I think one of the best parts of Anna is her unabashed belief in all things astrology, witchy, or otherworldly. We’ve been trying to decipher what exactly about my sun, moon, and rising could hint at what is growing on and inside of me. We haven’t come up with much, but I do appreciate her trying. 

“Thank you for the reassurance, but I’m not sure I can rationalize this,” I reply, defeatedly. “But thank you for helping me.” I plant a kiss on her cheek, and she responds by squeezing my hand a little tighter.

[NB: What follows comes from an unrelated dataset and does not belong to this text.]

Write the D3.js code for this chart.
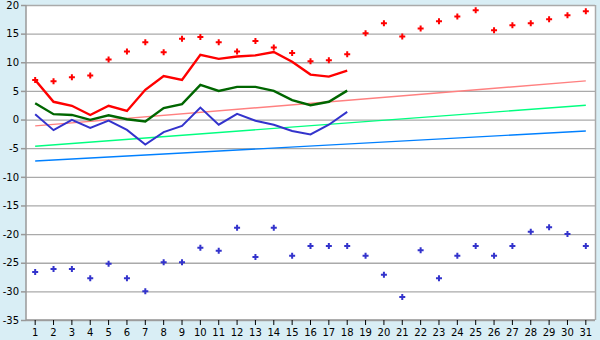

Astrology, tarot, personality tests, quizzes; what I would not do to have some ten-minute internet poll tell me what is wrong with me. I know the Myers-Briggs test is bullshit, but what does it mean to be more thinking or feeling, if I think the feeling of this growth is unbearable? Journalling each morning just results in an unintelligible string of unrelated thoughts, and my morning tarot card pull just allows me to tie them together with all the grace of a coffee news astrology writer: “today, you may find opportunities for growth.” 

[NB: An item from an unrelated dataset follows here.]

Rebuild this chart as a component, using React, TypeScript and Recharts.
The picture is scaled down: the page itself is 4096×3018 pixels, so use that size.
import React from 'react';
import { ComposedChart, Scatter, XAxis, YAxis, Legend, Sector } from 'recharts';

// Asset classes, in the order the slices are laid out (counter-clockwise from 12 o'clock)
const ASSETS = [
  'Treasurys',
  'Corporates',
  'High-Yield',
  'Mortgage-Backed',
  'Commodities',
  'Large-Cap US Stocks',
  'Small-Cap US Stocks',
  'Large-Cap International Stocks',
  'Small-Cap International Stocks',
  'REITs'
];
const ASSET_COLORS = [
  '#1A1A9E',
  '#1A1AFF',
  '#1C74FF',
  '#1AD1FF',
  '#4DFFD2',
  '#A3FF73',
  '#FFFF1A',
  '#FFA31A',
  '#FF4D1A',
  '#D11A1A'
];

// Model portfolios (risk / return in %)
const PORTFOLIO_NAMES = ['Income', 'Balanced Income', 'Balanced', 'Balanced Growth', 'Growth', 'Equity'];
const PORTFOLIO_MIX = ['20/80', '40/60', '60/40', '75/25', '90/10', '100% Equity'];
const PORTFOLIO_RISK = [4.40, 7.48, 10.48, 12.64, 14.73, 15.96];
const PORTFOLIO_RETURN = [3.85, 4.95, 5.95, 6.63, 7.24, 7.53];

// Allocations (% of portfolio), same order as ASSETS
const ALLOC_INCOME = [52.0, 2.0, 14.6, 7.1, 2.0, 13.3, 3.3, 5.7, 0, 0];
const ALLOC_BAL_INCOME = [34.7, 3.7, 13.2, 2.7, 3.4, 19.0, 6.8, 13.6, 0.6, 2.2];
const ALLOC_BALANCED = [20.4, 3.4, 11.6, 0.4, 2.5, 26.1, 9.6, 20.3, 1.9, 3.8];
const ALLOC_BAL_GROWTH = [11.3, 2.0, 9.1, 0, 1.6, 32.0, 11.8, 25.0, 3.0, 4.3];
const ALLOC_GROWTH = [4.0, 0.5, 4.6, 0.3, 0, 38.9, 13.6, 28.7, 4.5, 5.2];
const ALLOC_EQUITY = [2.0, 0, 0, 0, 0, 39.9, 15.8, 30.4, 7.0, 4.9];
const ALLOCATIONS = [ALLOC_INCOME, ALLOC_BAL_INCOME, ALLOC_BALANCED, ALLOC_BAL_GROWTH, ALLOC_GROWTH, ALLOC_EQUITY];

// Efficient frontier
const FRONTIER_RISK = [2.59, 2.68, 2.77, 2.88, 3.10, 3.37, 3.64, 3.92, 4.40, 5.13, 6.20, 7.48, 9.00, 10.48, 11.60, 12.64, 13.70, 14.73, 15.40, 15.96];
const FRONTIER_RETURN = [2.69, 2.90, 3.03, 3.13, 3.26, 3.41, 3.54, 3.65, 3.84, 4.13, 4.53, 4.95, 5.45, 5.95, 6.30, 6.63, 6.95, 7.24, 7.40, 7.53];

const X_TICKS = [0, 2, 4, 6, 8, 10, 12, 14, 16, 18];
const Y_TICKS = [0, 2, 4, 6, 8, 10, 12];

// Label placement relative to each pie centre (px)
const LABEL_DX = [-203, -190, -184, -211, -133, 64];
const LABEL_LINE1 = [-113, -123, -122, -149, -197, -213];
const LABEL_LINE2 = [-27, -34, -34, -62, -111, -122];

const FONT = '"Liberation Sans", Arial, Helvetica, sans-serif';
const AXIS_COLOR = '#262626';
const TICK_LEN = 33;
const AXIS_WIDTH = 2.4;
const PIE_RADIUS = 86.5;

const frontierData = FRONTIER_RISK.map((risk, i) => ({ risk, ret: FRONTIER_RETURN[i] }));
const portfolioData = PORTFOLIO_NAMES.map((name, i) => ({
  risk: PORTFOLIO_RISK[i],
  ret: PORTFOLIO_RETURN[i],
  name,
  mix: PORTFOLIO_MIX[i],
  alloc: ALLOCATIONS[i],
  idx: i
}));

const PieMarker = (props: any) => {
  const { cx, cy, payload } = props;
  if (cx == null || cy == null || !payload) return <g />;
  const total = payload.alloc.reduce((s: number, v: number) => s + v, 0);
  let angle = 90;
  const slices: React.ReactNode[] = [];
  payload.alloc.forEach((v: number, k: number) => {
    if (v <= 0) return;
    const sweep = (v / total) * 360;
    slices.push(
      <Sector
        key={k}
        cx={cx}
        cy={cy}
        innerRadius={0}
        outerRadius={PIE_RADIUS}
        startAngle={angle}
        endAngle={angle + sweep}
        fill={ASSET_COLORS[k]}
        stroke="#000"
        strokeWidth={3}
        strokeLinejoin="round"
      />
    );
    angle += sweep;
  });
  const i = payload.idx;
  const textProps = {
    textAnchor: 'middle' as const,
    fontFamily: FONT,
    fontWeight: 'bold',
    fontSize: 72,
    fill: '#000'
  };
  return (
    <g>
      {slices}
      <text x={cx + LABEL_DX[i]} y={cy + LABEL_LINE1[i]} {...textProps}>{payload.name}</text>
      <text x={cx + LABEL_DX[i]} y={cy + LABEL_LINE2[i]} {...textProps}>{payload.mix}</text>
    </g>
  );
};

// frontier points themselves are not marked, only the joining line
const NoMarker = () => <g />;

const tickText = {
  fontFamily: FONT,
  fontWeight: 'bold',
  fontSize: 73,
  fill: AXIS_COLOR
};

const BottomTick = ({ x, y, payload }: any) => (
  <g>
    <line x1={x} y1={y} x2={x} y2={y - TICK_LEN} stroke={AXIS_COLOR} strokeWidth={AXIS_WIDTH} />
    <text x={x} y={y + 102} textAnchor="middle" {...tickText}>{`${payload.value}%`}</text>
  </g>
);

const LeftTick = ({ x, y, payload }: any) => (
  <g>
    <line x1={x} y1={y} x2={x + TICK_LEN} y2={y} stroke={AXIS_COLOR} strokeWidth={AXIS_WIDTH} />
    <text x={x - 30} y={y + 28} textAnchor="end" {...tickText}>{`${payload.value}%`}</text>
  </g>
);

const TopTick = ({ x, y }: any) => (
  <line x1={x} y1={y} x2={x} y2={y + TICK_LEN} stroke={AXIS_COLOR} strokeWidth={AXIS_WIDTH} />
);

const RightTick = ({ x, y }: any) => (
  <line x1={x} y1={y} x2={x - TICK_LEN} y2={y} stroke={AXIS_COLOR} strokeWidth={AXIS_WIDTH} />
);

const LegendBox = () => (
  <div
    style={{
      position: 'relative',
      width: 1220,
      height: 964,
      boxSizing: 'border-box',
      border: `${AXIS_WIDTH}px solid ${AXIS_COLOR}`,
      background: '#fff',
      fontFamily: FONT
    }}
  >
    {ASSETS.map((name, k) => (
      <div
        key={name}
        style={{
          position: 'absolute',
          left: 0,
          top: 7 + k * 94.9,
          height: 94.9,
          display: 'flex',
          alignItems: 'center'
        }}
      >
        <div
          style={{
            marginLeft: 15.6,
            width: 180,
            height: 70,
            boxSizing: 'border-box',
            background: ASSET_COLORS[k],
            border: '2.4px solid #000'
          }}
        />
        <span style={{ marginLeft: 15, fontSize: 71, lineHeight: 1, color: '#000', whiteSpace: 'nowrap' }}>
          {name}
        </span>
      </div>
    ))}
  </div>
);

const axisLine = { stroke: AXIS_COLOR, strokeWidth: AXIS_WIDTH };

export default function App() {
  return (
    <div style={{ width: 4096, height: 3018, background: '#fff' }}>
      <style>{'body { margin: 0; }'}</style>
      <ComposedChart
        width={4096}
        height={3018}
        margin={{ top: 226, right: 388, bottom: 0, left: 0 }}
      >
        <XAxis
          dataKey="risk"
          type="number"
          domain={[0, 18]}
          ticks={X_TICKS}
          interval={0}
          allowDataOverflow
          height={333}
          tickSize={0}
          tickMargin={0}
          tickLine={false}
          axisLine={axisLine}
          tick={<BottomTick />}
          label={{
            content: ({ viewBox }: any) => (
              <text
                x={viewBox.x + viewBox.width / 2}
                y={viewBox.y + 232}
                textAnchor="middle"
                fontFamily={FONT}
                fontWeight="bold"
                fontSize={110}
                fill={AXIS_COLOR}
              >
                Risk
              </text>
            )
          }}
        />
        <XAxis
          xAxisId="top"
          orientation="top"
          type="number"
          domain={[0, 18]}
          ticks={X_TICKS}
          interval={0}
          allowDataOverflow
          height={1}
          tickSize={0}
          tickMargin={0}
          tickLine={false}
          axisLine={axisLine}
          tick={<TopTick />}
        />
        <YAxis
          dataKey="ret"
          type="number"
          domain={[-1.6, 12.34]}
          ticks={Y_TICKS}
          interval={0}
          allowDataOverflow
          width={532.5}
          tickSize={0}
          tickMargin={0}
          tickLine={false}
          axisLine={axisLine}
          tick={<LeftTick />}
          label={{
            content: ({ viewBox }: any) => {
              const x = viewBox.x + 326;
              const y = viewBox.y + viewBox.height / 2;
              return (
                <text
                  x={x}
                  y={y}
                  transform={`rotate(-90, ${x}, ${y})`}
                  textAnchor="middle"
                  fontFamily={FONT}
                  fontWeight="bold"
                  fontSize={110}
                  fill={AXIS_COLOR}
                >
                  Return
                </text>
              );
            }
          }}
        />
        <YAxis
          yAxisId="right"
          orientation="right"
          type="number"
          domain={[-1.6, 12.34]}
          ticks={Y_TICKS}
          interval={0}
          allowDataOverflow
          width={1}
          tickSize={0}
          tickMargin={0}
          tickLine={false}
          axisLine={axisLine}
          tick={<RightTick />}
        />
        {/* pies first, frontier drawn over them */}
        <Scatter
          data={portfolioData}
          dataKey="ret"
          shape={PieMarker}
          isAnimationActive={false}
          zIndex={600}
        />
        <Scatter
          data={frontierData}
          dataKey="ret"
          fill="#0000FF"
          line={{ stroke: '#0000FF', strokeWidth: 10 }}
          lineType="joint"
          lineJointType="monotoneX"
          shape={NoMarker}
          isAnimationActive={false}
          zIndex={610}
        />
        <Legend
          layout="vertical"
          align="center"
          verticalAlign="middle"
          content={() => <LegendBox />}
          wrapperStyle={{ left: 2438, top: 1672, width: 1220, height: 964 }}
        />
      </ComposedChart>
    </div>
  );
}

I picked up a mushroom foraging publication from my local used bookstore today. I was killing time when I saw it and was suddenly consumed with a realization that I may have reached some point of no return.

I’m comparing the blurry, unfocused photos on my phone to images I see in the identification book; there are a few species that look somewhat like what I can see in my own bad photography, but I can’t be sure. I’m racked with self-disgust with what I have let happen, but it’s not as if I had any control over this. At least all the species that bear any resemblance to my growth are listed as edible and non-poisonous. I let out a small giggle—I am quite literally foraging my own body, how survivalist of me.

It’s time to see if this thing can be removed. I need to make an investment in the land-trust of my own body and cut something out today to preserve the future. I have located an invasive species. Does it make my body more or less wild to remove a tiny part of its new ecosystem?

Grasping an old hunting knife, given to me by an old relative, I carefully saw at the cluster on my back. The act makes me a little nauseous. I don’t feel any pain, but I ooze disgust that this knife that foreign fingers once held, is now slicing through my own flesh. I can deal with that later, right now I’m on fungi time.

An unexpected curiosity weaves its way into what I hope is my imagination, mingling with whatever spores still lie dormant there. I see mothers sneaking a taste of their own breastmilk and contestants on survival shows eating worms. A pig in a pen eating scraps and the primal urge to lick bare skin. The book did suggest I was cultivating something safe to consume. As if controlled by something else, I place a non-stick pan on the stovetop, turn the dial to medium, and drop a few teaspoons of olive oil inside. 

The caps sizzle in a very normal way and take no longer than a cremini might to cook. I place them on a plate and grab a fork. I am free of thoughts and purely reacting. Cooked on a plate, the growths don’t seem very menacing. A compartmentalized representation of whatever has been collected and excreted from my body; how beautiful. My therapist would be proud. I stab a small bunch, part my lips, and chew away at a tasteless chunk of fungi. I swallow, and stab another. Bite, chew, and down it goes. It doesn’t take long for the whole plate to disappear. Somehow in this act of vanishing, I realize that I don’t necessarily feel any lighter or heavier for having found, identified, dispatched, and internalized what was parasitizing me. Time to do the dishes.

I’m in no pain, not doubled over and vomiting, no reaction that matches eating something deadly. After drying my hands, I calmly walk over to the bathroom and take a few more awkward photos. I squint at my screen, but there is nothing to see, not even a scar or a bloody mark. It’s like the growth was never there.

I tiptoe back through my creaking house and lie into the nest of my bed. I somehow already know that in the morning, I will feel something burning again.